Нынешний российский корпоративизм заметен практически во всем. Даже если обратиться к списку депутатов избранной (а фактически — назначенной) в 2016 году Государственной думы VII созыва, окажется, что из 450 депутатов 63 занимали не более чем за пять лет до избрания посты директоров промышленных и финансовых компаний, а 40 были их собственниками и совладельцами; 102 замещали должности в исполнительной или представительной власти различных уровней; 45 служили в армии или силовых ведомствах; 127 имеют ученое звание кандидата, а 60 — доктора наук[127]. Доход 28 депутатов за 2016 год превысил миллион долларов (максимальный достиг 678 млн руб.)[128] — и это после того, как власть стала говорить о том, что в парламенте не должны заседать миллионеры. Масштаб конвертации силы, власти и денег друг в друга, на мой взгляд, не требует комментариев. Россия после краткой (и в целом неудачной) попытки окунуться в современность (к которой в некотором смысле можно было отнести даже часть советской истории) возвращается к своему традиционному состоянию, в котором власть предельно консолидирована, в одних и тех же лицах проникает во все сферы и, конечно же, может практически всё. Чтобы понять масштаб различий со странами, которые обладают устойчивыми демократическими традициями, можно привести пример германского Бундестага 18-го созыва (2013–2017 годы), где из 630 депутатов до избрания в бизнесе на руководящих должностях работал (или владел им) 21 человек, в структурах исполнительной власти федерального и регионального уровня — 31, всего трое были кадровыми военными или спецслужбистами, степени доктора имеют 26 человек, а звание профессора — только двое. Можно также добавить, что миллионеров среди немецких парламентариев лишь 16, а самый преуспевающий депутат задекларировал за прошлый год доход в 390 тыс. евро[129]. Основная часть депутатов — партийные функционеры, юристы, работники некоммерческих организаций, а также журналисты; реальная сегментированность элит налицо. Зато в России и бизнес и власть сливаются в единую «элиту».
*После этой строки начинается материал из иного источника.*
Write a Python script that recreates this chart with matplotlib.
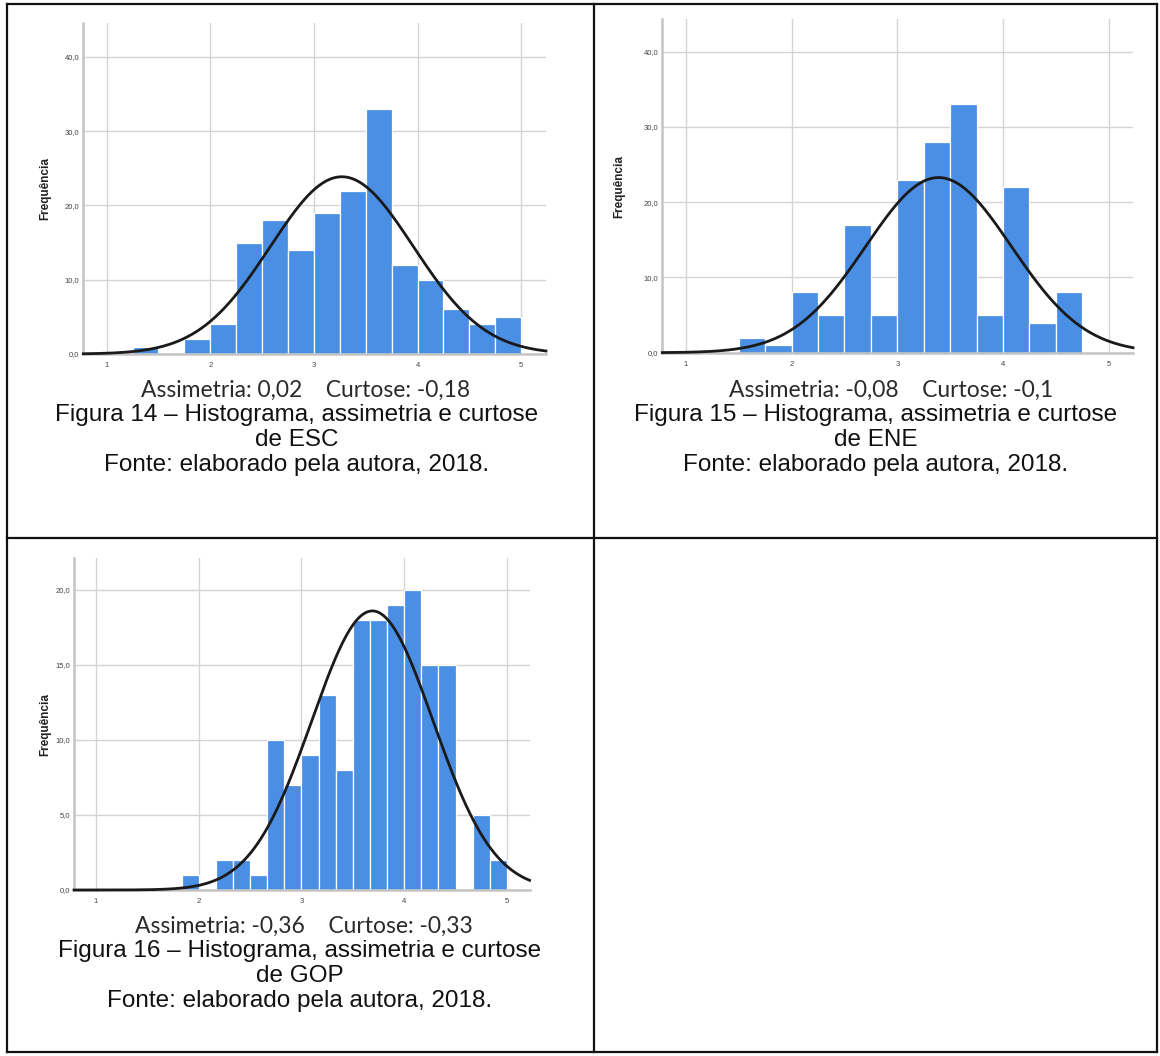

Эта «власть» и эта «элита», стоит признать, довольно открыты, так как постоянный приток кадров остается безусловной необходимостью — но отбор в них производится не на основе демократических принципов и даже не с учетом компетентности и способности эффективно руководить вверенным участком, а на основании личной преданности, сложившихся за предшествующую карьеру неформальных связей, а также родственных и семейных отношений с вышестоящим руководством. При этом сегодня в России по странной иронии судьбы переход от хотя бы минимально политизированного подхода к кооптации в элиты к сугубо «феодальному» принципу[130] именуется становлением «технократического» принципа организации власти[131], хотя к подлинной технократии новые назначенцы не имеют никакого отношения. История последних лет показывает, что таким образом создается механизм отрицательного отбора практически по всей вертикали власти: каждый руководитель стремится набрать в свою команду верных и лояльных людей, невзирая на их способности и квалификацию. Если, например, в Соединенных Штатах предложенный Д. Трампом новый генеральный прокурор Дж. Сешнс прямо заявляет членам Конгресса, что «человек в этой должности должен быть готов сказать “нет” даже президенту, если тот переступает [определенную] черту»[132], то в России все чиновники исходят из максимы, прекрасно озвученной несколько лет назад В. Чуровым, председателем Центральной избирательной комиссии: «А разве В. Путин может быть неправ?»[133]. По мере того как вся бюрократическая машина наполняется людьми, руководствующимися именно таким подходом, страна окончательно возвращается к архаическому состоянию, которое было наиболее привычно для нее на протяжении большей части истории.